CJO | ET Student
Coole Park; the Atlantic Coast; the streets of Dublin. The land of Ireland is outlined in the words of artists. I was amazed, again and again, by how deeply inbred Irish authors are in the culture of the land and people. No matter where we went, there were statues, monuments, and plaques with quotes from poems and novels. In Ireland, local literature is not just something to be studied in schools. Instead, it pulses through the land: a living celebration of place.
When we first arrived in Ireland, we stopped by Coole Park before driving on to Sligo. Coole Park was a favorite location of the poet W. B. Yeats, and he spent long days in the emerald woods and watching the swans on the lake. Walking through those same woods, we found plaques with snippets of his poems inscribed on them, adding another level of beauty to the location, and creating a lasting memory of the great poet. Sligo was no different. On the coast of the Atlantic Ocean, there stands a sign looking out over the water, inviting the reader to immerse themselves in Yeats’ words and the wild Atlantic. It becomes a rhythm of celebration, not only in Yeats, but in the land of Ireland itself.
Dublin boasts many famous authors, but one of the most famous is James Joyce.

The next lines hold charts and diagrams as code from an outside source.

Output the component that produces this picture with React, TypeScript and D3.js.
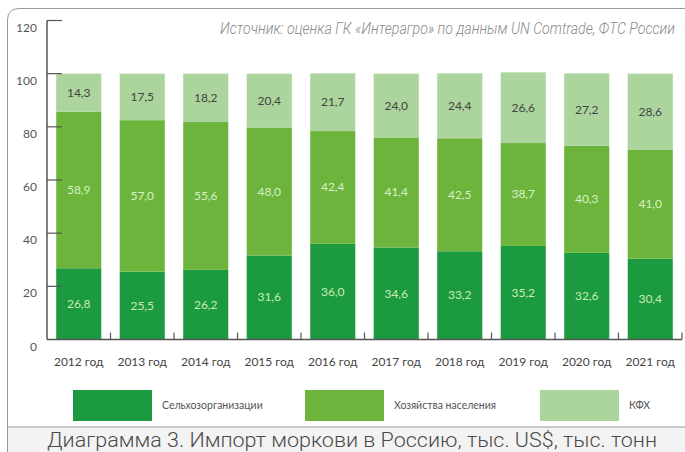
import React from "react";
import * as d3 from "d3";

const years = ["2012 год", "2013 год", "2014 год", "2015 год", "2016 год", "2017 год", "2018 год", "2019 год", "2020 год", "2021 год"];
const selkhoz = [26.8, 25.5, 26.2, 31.6, 36.0, 34.6, 33.2, 35.2, 32.6, 30.4];
const khozyaistva = [58.9, 57.0, 55.6, 48.0, 42.4, 41.4, 42.5, 38.7, 40.3, 41.0];
const kfh = [14.3, 17.5, 18.2, 20.4, 21.7, 24.0, 24.4, 26.6, 27.2, 28.6];
const seriesNames = ["Сельхозорганизации", "Хозяйства населения", "КФХ"];
const yTicks = [0, 20, 40, 60, 80, 100, 120];
const sourceText = "Источник: оценка ГК «Интерагро» по данным UN Comtrade, ФТС России";
const captionText = "Диаграмма 3. Импорт моркови в Россию, тыс. US$, тыс. тонн";

const colors = ["#1c9a3f", "#6cb43c", "#abd59c"];
const labelColors = ["#c9ecb6", "#d9f0c6", "#444444"];

const W = 685;
const H = 452;
const FONT = "Lato, 'Open Sans', sans-serif";

export default function App() {
  const x = d3.scaleBand<string>().domain(years).range([47, 682]).paddingInner(0).paddingOuter(0);
  const y = d3.scaleLinear().domain([0, 120]).range([339.5, 20.5]);
  const barW = x.bandwidth() * 0.71;

  const rows = years.map((yr, i) => ({ year: yr, s0: selkhoz[i], s1: khozyaistva[i], s2: kfh[i] }));
  const stack = d3.stack<any>().keys(["s0", "s1", "s2"])(rows);

  const legendX = [73, 305, 540];

  return (
    <svg width={W} height={H} style={{ position: "absolute", left: 0, top: 0, background: "#ffffff" }}>
      {/* frame */}
      <path d={`M7.5,${H} L7.5,20 Q7.5,8.5 19,8.5 L${W},8.5`} fill="none" stroke="#9a9a9a" strokeWidth={1} />
      <rect x={8} y={427} width={W - 8} height={H - 427} fill="#f3f3f3" />
      <line x1={7.5} x2={W} y1={427} y2={427} stroke="#9a9a9a" strokeWidth={1} />
      <text x={47} y={447} fontFamily="Roboto, sans-serif" fontWeight={300} fontSize={19.5} fill="#4a4a4a" textLength={610} lengthAdjust="spacingAndGlyphs">
        {captionText}
      </text>

      {/* source */}
      <text x={675} y={34} textAnchor="end" fontFamily="Roboto, sans-serif" fontStyle="italic" fontWeight={300} fontSize={17} fill="#8a8a8a" textLength={455} lengthAdjust="spacingAndGlyphs">
        {sourceText}
      </text>

      {/* bars */}
      {stack.map((layer, si) =>
        layer.map((d, i) => {
          const bx = (x(years[i]) as number) + (x.bandwidth() - barW) / 2;
          const y0 = y(d[0]);
          const y1 = y(d[1]);
          const val = [selkhoz, khozyaistva, kfh][si][i];
          return (
            <g key={`${si}-${i}`}>
              <rect x={bx} y={y1} width={barW} height={y0 - y1} fill={colors[si]} />
              <text x={bx + barW / 2} y={(y0 + y1) / 2 + 4} textAnchor="middle" fontFamily={FONT} fontSize={12} fill={labelColors[si]}>
                {val.toFixed(1).replace(".", ",")}
              </text>
            </g>
          );
        })
      )}

      {/* y axis */}
      <line x1={47} x2={47} y1={y(120)} y2={y(0)} stroke="#555" strokeWidth={1.5} />
      {yTicks.map((t) => (
        <g key={t}>
          {t > 0 && <line x1={47} x2={62} y1={y(t)} y2={y(t)} stroke="#555" strokeWidth={1.2} />}
          <text x={37} y={y(t) + 11} textAnchor="end" fontFamily={FONT} fontSize={12} fill="#555">
            {t}
          </text>
        </g>
      ))}

      {/* x axis */}
      <line x1={47} x2={682} y1={y(0)} y2={y(0)} stroke="#555" strokeWidth={1.5} />
      {years.map((yr, i) => (
        <g key={yr}>
          <line x1={(x(yr) as number) + x.bandwidth()} x2={(x(yr) as number) + x.bandwidth()} y1={y(0)} y2={y(0) - 7} stroke="#555" strokeWidth={1.2} />
          <text x={(x(yr) as number) + x.bandwidth() / 2} y={366} textAnchor="middle" fontFamily={FONT} fontSize={12} fill="#444">
            {yr}
          </text>
        </g>
      ))}

      {/* legend */}
      {seriesNames.map((n, i) => (
        <g key={n}>
          <rect x={legendX[i]} y={390} width={79} height={31} fill={colors[i]} />
          <text x={legendX[i] + 89} y={409} fontFamily={FONT} fontSize={10.5} fill="#555">
            {n}
          </text>
        </g>
      ))}
    </svg>
  );
}
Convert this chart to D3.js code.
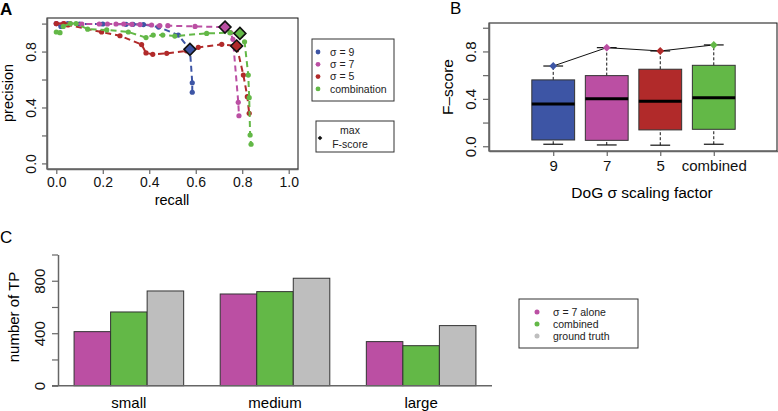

We took a walking tour of a chapter from Ulysses, and our guide pointed out bronze plaques set into the ground, each featuring a quote from the book at the location it took place. One can follow these stepping stones, tracing the footprints of Leopold Bloom, the main character from the story. We stopped in front of the same candy store; on the same street corner; and under the same statue that Bloom did. Though the story is fictional, Dublin has brought the words to life. Everyone, from a literary scholar to a child crossing the road, can take part in the celebration of place.
Ireland takes immense pride in its people, especially its artists and authors. I was surprised to see how many people were familiar with Yeats and Joyce; exemplified in our coach driver joining us for a tour of Yeats’ home and our taxi driver chatting about Ulysses. For the Irish, this is not something that is dead and gone, but it’s something still living and breathing today. And it transforms Ireland itself into a celebration of great art and great stories.